Drill a hole in the navicular tubercle using a drill bit corresponding to the suture anchor’s size.
Insert the anchor. The anchors need to be placed sufficiently deep so that the metal part does not protrude above the bone surface.
Remove the applicator and use the sutures to anchor the posterior tibialis tendon to the navicular tubercle.
6. Pull through technique
Drill a 5 mm deep hole in the navicular tubercle using a drill bit corresponding to the tibialis tendon’s diameter.
Two small drill holes are drilled from the navicular’s dorsal aspect to the distal end of the first drill hole.
Two non-resorbable sutures are woven into the tendon, passed through the larger-diameter hole, and then through the smaller diameter hole with a suture passer or a free needle.
Use the sutures to pull the tendon into the larger-diameter hole and then secure the tendon by tying the suture ends together.
Care must be taken not to overtighten the sutures to prevent them from cutting into/through the bone.
The non-adherent antibacterial dressing is applied as a first layer. Sterile undercast padding is placed from toes to knee. Extra side and posterior cushion padding are added.
The foot should be immobilized for the first two weeks, which can be achieved using a three-sided plaster splint. The anterior area is left free of plaster to allow for swelling. Ensure that the splint’s medial and lateral vertical portions do not overlap anteriorly and that the splint does not compress the popliteal space or the calf.

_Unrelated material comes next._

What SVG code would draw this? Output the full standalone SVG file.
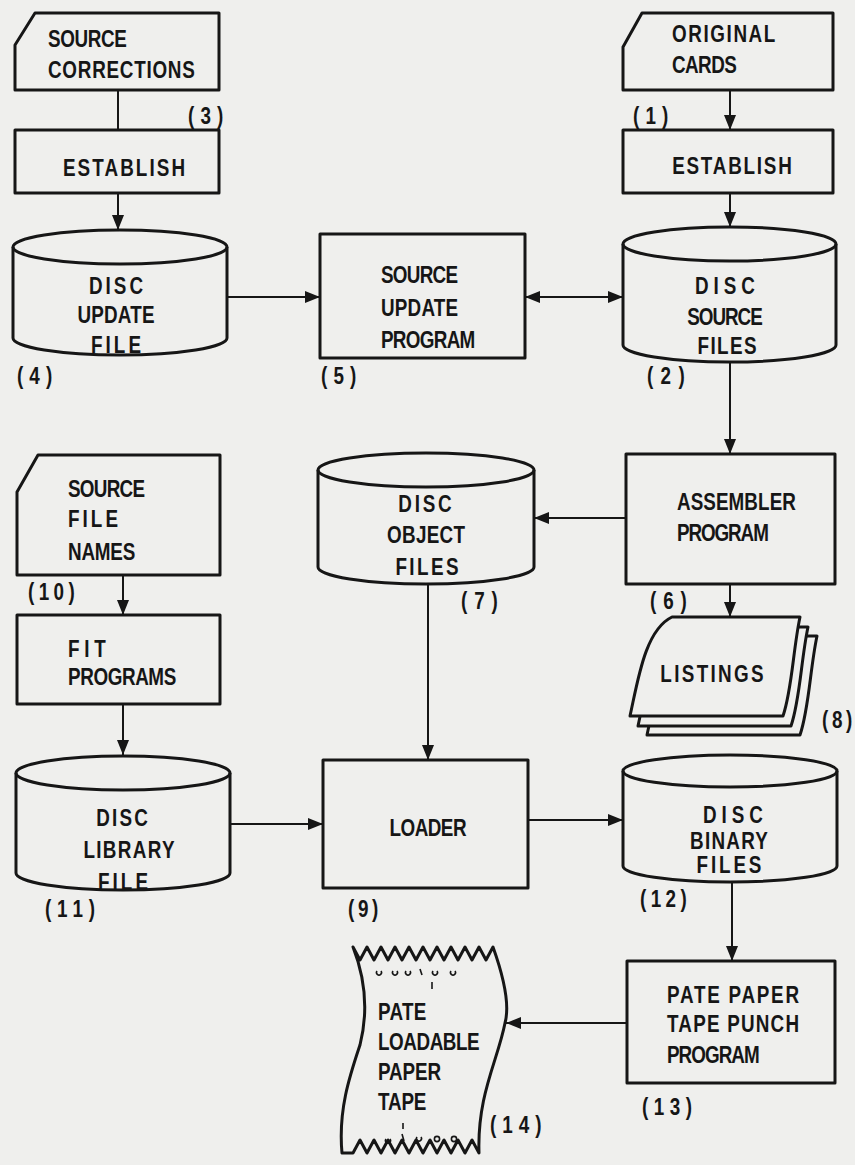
<svg xmlns="http://www.w3.org/2000/svg" width="855" height="1165" viewBox="0 0 855 1165">
<style>
.bg{fill:#efefed}
.s{fill:none;stroke:#161616;stroke-width:3;stroke-linejoin:round}
.f{fill:#efefed;stroke:#161616;stroke-width:3;stroke-linejoin:round}
.c{fill:none;stroke:#161616;stroke-width:2}
.a{marker-end:url(#ah)}
.t{font-family:"Liberation Sans","Arimo","DejaVu Sans",sans-serif;font-size:23px;font-weight:bold;fill:#161616;transform-box:fill-box;transform-origin:left center;transform:scaleX(0.82)}
.m{text-anchor:middle;transform-origin:center}
.d{fill:none;stroke:#161616;stroke-width:1.6}
</style>
<defs>
<marker id="ah" markerUnits="userSpaceOnUse" markerWidth="15" markerHeight="12" refX="15" refY="6" orient="auto-start-reverse"><path d="M0,0 L15,6 L0,12 Z" fill="#161616"/></marker>
</defs>
<rect class="bg" x="0" y="0" width="855" height="1165"/>

<g id="connectors">
<line class="c" x1="118" y1="90" x2="118" y2="130"/>
<line class="c a" x1="118" y1="193" x2="118" y2="230"/>
<line class="c a" x1="730" y1="90" x2="730" y2="130"/>
<line class="c a" x1="730" y1="193" x2="730" y2="227"/>
<line class="c a" x1="227" y1="297" x2="320" y2="297"/>
<line class="c a" x1="525" y1="297" x2="623" y2="297" style="marker-start:url(#ah)"/>
<line class="c a" x1="730" y1="362" x2="730" y2="454"/>
<line class="c a" x1="626" y1="518" x2="534" y2="518"/>
<line class="c a" x1="730" y1="584" x2="730" y2="617"/>
<line class="c a" x1="123" y1="575" x2="123" y2="615"/>
<line class="c a" x1="123" y1="704" x2="123" y2="755"/>
<line class="c a" x1="428" y1="584" x2="428" y2="760"/>
<line class="c a" x1="230" y1="824" x2="323" y2="824"/>
<line class="c a" x1="528" y1="820" x2="623" y2="820"/>
<line class="c a" x1="732" y1="882" x2="732" y2="961"/>
<line class="c a" x1="627" y1="1023" x2="506" y2="1023"/>
</g>

<g id="n3">
<path class="f" d="M35,13 H219 V90 H15 V45 Z"/>
<text class="t" x="48" y="47" textLength="96" lengthAdjust="spacing">SOURCE</text>
<text class="t" x="48" y="78" textLength="179" lengthAdjust="spacing">CORRECTIONS</text>
<text class="t" x="188" y="124" textLength="43" lengthAdjust="spacing">(3)</text>
</g>

<g id="establish-left">
<rect class="f" x="15" y="130" width="204" height="63"/>
<text class="t m" x="124" y="176" textLength="149" lengthAdjust="spacing">ESTABLISH</text>
</g>

<g id="n1">
<path class="f" d="M642,13 H833 V90 H623 V47 Z"/>
<text class="t" x="672" y="42" textLength="126" lengthAdjust="spacing">ORIGINAL</text>
<text class="t" x="672" y="73" textLength="79" lengthAdjust="spacing">CARDS</text>
<text class="t" x="633" y="124" textLength="43" lengthAdjust="spacing">(1)</text>
</g>

<g id="establish-right">
<rect class="f" x="623" y="130" width="210" height="63"/>
<text class="t m" x="732" y="174" textLength="146" lengthAdjust="spacing">ESTABLISH</text>
</g>

<g id="n4">
<path class="f" d="M13,247 A107,17 0 0 1 227,247 V338 A107,17 0 0 1 13,338 Z"/>
<path class="s" d="M13,247 A107,17 0 0 0 227,247"/>
<text class="t m" x="116" y="294" textLength="66" lengthAdjust="spacing">DISC</text>
<text class="t m" x="116" y="323" textLength="94" lengthAdjust="spacing">UPDATE</text>
<text class="t m" x="116" y="353" textLength="61" lengthAdjust="spacing">FILE</text>
<text class="t" x="17" y="384" textLength="43" lengthAdjust="spacing">(4)</text>
</g>

<g id="n5">
<rect class="f" x="320" y="234" width="205" height="124"/>
<text class="t" x="381" y="283" textLength="94" lengthAdjust="spacing">SOURCE</text>
<text class="t" x="381" y="316" textLength="94" lengthAdjust="spacing">UPDATE</text>
<text class="t" x="381" y="348" textLength="115" lengthAdjust="spacing">PROGRAM</text>
<text class="t" x="321" y="384" textLength="43" lengthAdjust="spacing">(5)</text>
</g>

<g id="n2">
<path class="f" d="M623,244 A106.5,17 0 0 1 836,244 V345 A106.5,17 0 0 1 623,345 Z"/>
<path class="s" d="M623,244 A106.5,17 0 0 0 836,244"/>
<text class="t m" x="725" y="294" textLength="73" lengthAdjust="spacing">DISC</text>
<text class="t m" x="725" y="325" textLength="92" lengthAdjust="spacing">SOURCE</text>
<text class="t m" x="727" y="354" textLength="72" lengthAdjust="spacing">FILES</text>
<text class="t" x="647" y="384" textLength="46" lengthAdjust="spacing">(2)</text>
</g>

<g id="n6">
<rect class="f" x="626" y="454" width="209" height="130"/>
<text class="t" x="677" y="510" textLength="145" lengthAdjust="spacing">ASSEMBLER</text>
<text class="t" x="677" y="541" textLength="112" lengthAdjust="spacing">PROGRAM</text>
<text class="t" x="650" y="609" textLength="45" lengthAdjust="spacing">(6)</text>
</g>

<g id="n7">
<path class="f" d="M318,470 A108,17 0 0 1 534,470 V567 A108,17 0 0 1 318,567 Z"/>
<path class="s" d="M318,470 A108,17 0 0 0 534,470"/>
<text class="t m" x="425" y="512" textLength="65" lengthAdjust="spacing">DISC</text>
<text class="t m" x="426" y="543" textLength="95" lengthAdjust="spacing">OBJECT</text>
<text class="t m" x="427" y="575" textLength="77" lengthAdjust="spacing">FILES</text>
<text class="t" x="461" y="609" textLength="45" lengthAdjust="spacing">(7)</text>
</g>

<g id="n8">
<path class="f" d="M689,636 H817 C810,669 809,709 800,735 H647 C655,699 662,649 689,636 Z"/>
<path class="f" d="M680,627 H808 C801,660 800,700 791,726 H638 C646,690 653,640 680,627 Z"/>
<path class="f" d="M672,617 H800 C793,650 792,690 783,716 H630 C638,680 645,630 672,617 Z"/>
<text class="t m" x="712" y="682" textLength="126" lengthAdjust="spacing">LISTINGS</text>
<text class="t" x="822" y="728" textLength="37" lengthAdjust="spacing">(8)</text>
</g>

<g id="n10">
<path class="f" d="M38,455 H220 V575 H17 V492 Z"/>
<text class="t" x="68" y="497" textLength="94" lengthAdjust="spacing">SOURCE</text>
<text class="t" x="68" y="527" textLength="61" lengthAdjust="spacing">FILE</text>
<text class="t" x="68" y="560" textLength="82" lengthAdjust="spacing">NAMES</text>
<text class="t" x="28" y="600" textLength="57" lengthAdjust="spacing">(10)</text>
</g>

<g id="fit">
<rect class="f" x="17" y="615" width="203" height="89"/>
<text class="t" x="68" y="657" textLength="46" lengthAdjust="spacing">FIT</text>
<text class="t" x="68" y="685" textLength="132" lengthAdjust="spacing">PROGRAMS</text>
</g>

<g id="n11">
<path class="f" d="M16,773 A107,17 0 0 1 230,773 V873 A107,17 0 0 1 16,873 Z"/>
<path class="s" d="M16,773 A107,17 0 0 0 230,773"/>
<text class="t m" x="122" y="826" textLength="63" lengthAdjust="spacing">DISC</text>
<text class="t m" x="129" y="858" textLength="111" lengthAdjust="spacing">LIBRARY</text>
<text class="t m" x="123" y="890" textLength="61" lengthAdjust="spacing">FILE</text>
<text class="t" x="45" y="917" textLength="61" lengthAdjust="spacing">(11)</text>
</g>

<g id="n9">
<rect class="f" x="323" y="760" width="205" height="128"/>
<text class="t m" x="428" y="836" textLength="94" lengthAdjust="spacing">LOADER</text>
<text class="t" x="348" y="917" textLength="37" lengthAdjust="spacing">(9)</text>
</g>

<g id="n12">
<path class="f" d="M623,771 A107,16 0 0 1 837,771 V866 A107,16 0 0 1 623,866 Z"/>
<path class="s" d="M623,771 A107,16 0 0 0 837,771"/>
<text class="t m" x="733" y="823" textLength="73" lengthAdjust="spacing">DISC</text>
<text class="t m" x="729" y="849" textLength="95" lengthAdjust="spacing">BINARY</text>
<text class="t m" x="729" y="873" textLength="79" lengthAdjust="spacing">FILES</text>
<text class="t" x="640" y="907" textLength="57" lengthAdjust="spacing">(12)</text>
</g>

<g id="n13">
<rect class="f" x="627" y="961" width="208" height="122"/>
<text class="t" x="667" y="1003" textLength="161" lengthAdjust="spacing">PATE PAPER</text>
<text class="t" x="667" y="1032" textLength="161" lengthAdjust="spacing">TAPE PUNCH</text>
<text class="t" x="667" y="1063" textLength="113" lengthAdjust="spacing">PROGRAM</text>
<text class="t" x="642" y="1115" textLength="61" lengthAdjust="spacing">(13)</text>
</g>

<g id="n14">
<path class="f" d="M353,947 L360,960 L367,947 L374,960 L381,947 L388,960 L395,947 L402,960 L409,947 L416,960 L423,947 L430,960 L437,947 L444,960 L451,947 L458,960 L465,947 L472,960 L479,947 L486,960 L493,947 C503,975 510,1005 505,1023 C498,1060 477,1095 479,1153 L472,1140 L465,1153 L458,1140 L451,1153 L444,1140 L437,1153 L430,1140 L423,1153 L416,1140 L409,1153 L402,1140 L395,1153 L388,1140 L381,1153 L374,1140 L367,1153 L360,1140 L353,1153 L342,1153 C338,1110 350,1075 360,1045 C370,1005 362,970 353,947 Z"/>
<g class="d">
<path d="M377,971 a2.5,2.5 0 1 0 4,0"/>
<path d="M393,971 a2.5,2.5 0 1 0 4,0"/>
<path d="M406,971 a2.5,2.5 0 1 0 4,0"/>
<line x1="420" y1="969" x2="422" y2="975"/>
<path d="M433,971 a2.5,2.5 0 1 0 4,0"/>
<path d="M451,971 a2.5,2.5 0 1 0 4,0"/>
<line x1="432" y1="982" x2="432" y2="989"/>
<line x1="403" y1="1123" x2="403" y2="1129"/>
<path d="M386,1139 a2.5,2.5 0 1 0 4,0"/>
<line x1="402" y1="1134" x2="404" y2="1141"/>
<path d="M417,1137 a2.5,2.5 0 1 0 4,0"/>
<circle cx="437" cy="1139" r="2.6"/>
<circle cx="454" cy="1139" r="2.6"/>
</g>
<text class="t" x="378" y="1020" textLength="59" lengthAdjust="spacing">PATE</text>
<text class="t" x="378" y="1050" textLength="124" lengthAdjust="spacing">LOADABLE</text>
<text class="t" x="378" y="1080" textLength="77" lengthAdjust="spacing">PAPER</text>
<text class="t" x="378" y="1110" textLength="59" lengthAdjust="spacing">TAPE</text>
<text class="t" x="490" y="1133" textLength="63" lengthAdjust="spacing">(14)</text>
</g>
</svg>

The patient should be counseled to keep the leg on a cushion and elevated. Remember not to elevate the leg too much as it may impede the inflow. The foot’s ideal position is halfway between the waist and the heart when the patient is sitting. While seated, the foot should be on a cushion and elevated, but if badly swollen, the patient must be supine since elevating the foot while seated decreases swelling less effectively.
Avoid direct pressure against the heel during recumbency to prevent decubiti.
The OR dressing is usually left in place and not changed until the first postoperative visit at two weeks when x-rays are obtained once the dressing is removed. If any complication is suspected (eg, infection or compartment syndrome), the dressing must be split and, if necessary, removed to allow full inspection.
The strict non-weight bearing should be maintained until there is evidence of healing and any transfixion K-wires (6–12 weeks) or bridging devices (min 12 weeks) are removed.
Daily toe movement is encouraged.
Formal physical therapy should not begin in the early postoperative period.
A gastrocnemius release may need to be performed in cases with postoperative gastrocnemius contracture. This occurs more typically in the mid and hind-foot.